Five Noteworthy Facts You May Not Know About the Libertines

Five Noteworthy Facts You May Not Know About the Libertines
Propelled by the electrically charged creative partnership between Peter Doherty and Carl Barât, the Libertines may have only released two studio albums to date, but Up the Bracket (2002) and their self-titled 2004 album delivered enough searing, sentimental rock'n'roll to revitalize the UK music scene and leave a lasting impression on their frenzied, fanatical followers. After deteriorating into a mess of tabloid gold that included burglary, jail, drugs, fist fights and relationships with supermodels, the Libertines went their separate ways and spawned an array of solo and side-projects. Now, the "Boys in the Band" are back, and will release their third album, Anthems for Doomed Youth, on September 4 through Harvest Records.

This month's Timeline digs deeper into the lead-up and aftermath of a band whose story extends far beyond just a couple of years in the spotlight. This month's print issue of Exclaim! paints the full Libertines picture, but for now, here are a handful of facts you couldn't learn from the covers of early 2000s tabloid magazines.

Five Noteworthy Facts You May Not Know About the Libertines:

1. Carl Barât didn't know who the Smiths were.

Doherty asks the guitar aficionado flatmate his sister has talked so much about to play "This Charming Man," and Barât launches into Blur's "Charmless Man." Apparently, he'd never heard of the Smiths, instead drawing musical inspiration from the likes of the Doors and the Velvet Underground.

2. The Libertines are playing at your house, and the pub, and the chip shop.

By late 1999, in addition to regular pub shows at Filthy Mcnasty's (where Doherty worked as a bartender), the Libertines began to branch out, booking gigs at retirement homes, kebab shops and even at the Prince Charles Cinema (another one of Doherty's part-time employers) before the premiere of The Blair Witch Project.

3. Pete Doherty gave three albums' worth of demos to a random fan and told her to put them online.
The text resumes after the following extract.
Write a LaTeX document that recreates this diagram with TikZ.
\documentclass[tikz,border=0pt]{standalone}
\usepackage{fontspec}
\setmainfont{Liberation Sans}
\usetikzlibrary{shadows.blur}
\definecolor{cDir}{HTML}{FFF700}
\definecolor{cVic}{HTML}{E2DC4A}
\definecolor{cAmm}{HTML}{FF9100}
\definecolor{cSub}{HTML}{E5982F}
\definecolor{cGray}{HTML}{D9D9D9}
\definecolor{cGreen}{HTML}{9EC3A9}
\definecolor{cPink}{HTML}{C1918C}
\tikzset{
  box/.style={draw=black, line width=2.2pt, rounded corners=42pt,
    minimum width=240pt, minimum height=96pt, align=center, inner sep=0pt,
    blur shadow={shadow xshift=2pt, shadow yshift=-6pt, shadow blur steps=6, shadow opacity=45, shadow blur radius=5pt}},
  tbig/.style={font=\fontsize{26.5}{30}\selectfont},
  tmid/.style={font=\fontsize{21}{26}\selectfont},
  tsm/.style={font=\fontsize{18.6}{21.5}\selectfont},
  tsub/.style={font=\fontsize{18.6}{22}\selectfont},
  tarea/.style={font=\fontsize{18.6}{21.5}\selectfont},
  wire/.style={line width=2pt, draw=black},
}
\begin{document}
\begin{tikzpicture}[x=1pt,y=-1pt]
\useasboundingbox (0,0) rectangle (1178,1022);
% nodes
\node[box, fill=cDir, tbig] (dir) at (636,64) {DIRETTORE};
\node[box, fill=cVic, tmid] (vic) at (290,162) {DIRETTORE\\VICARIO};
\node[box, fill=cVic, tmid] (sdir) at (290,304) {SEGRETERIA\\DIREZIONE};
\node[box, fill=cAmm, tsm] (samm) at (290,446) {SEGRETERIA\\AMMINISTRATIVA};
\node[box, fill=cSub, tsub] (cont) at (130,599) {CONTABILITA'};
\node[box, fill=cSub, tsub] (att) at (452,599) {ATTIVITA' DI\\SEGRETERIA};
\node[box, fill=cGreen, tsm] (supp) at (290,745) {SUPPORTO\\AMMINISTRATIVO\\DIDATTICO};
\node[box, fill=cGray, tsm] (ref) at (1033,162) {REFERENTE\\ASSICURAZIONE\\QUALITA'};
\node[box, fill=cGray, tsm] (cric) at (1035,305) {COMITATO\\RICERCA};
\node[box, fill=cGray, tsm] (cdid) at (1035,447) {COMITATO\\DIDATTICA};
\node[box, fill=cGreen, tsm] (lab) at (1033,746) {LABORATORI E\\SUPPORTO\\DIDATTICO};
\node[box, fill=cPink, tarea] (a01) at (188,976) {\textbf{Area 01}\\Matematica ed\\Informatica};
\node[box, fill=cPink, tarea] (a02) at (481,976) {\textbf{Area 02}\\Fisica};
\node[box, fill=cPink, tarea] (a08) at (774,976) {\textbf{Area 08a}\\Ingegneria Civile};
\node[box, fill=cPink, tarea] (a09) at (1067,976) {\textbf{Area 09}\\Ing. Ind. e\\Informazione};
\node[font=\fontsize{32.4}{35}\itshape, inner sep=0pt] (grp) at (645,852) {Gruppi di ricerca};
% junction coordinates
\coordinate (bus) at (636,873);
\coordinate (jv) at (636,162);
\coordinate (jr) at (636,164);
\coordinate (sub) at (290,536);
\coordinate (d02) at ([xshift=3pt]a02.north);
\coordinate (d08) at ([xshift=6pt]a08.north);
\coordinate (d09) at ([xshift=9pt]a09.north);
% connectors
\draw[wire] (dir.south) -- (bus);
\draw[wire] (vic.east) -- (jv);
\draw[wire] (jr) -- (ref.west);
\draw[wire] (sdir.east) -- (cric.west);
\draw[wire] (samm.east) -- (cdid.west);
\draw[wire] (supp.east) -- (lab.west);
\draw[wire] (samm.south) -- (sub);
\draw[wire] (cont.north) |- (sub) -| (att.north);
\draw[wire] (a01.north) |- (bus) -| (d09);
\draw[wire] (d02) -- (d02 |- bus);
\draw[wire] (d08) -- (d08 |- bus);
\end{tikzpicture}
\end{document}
Doherty gives The Babyshambles Sessions — containing three albums' worth of songs, including material that will be included on second album The Libertines as well as Doherty's Babyshambles project — to a New York fan named Helen Hsu and allegedly instructs her to share them online. Hsu posts the demos to forum with the message: "It's not about making and selling records, it's about communication, opening the door to the attic and letting us all in. We are offered a glimpse into their mad world, an invitation to visit for a while, a tender postcard from their journeys thus far. In the vast landscape of cynicism and ultracool, they have redeemed hope, housed in Arcadia, trafficked on the Albion. And I thank them."

4. The man in charge of taking care of Primal Scream and Oasis couldn't handle the Libertines.

Creation Records founder Alan McGee, who has previously managed bands like Oasis, Primal Scream, the Jesus and Mary Chain and My Bloody Valentine becomes their manager in 2003. In 2013, The Guardian interviews McGee about his memoir Creation Stories. When asked which of his bands was the most difficult to manage, he replies: "The Libertines, by a mile. I couldn't control it. Everything else, I've been able to control the scenarios. The Libertines were completely out of control."

5. Pete Doherty isn't the only dangerously self-destructive one in the band.

After a whisky and fight-filled writing session at McGee's house in Wales, Carl Barât retreats to the bathroom and repeatedly bashes his own head against the sink, mutilating his face and nearly blinding himself. "That was totally true," McGee recalls. "His eye was hanging out of his head. There was so much blood it was unbelievable. He managed to do £400 worth of damage to a big marble sink." In a post on, Doherty refers to him as a "sex symbol in an eye patch."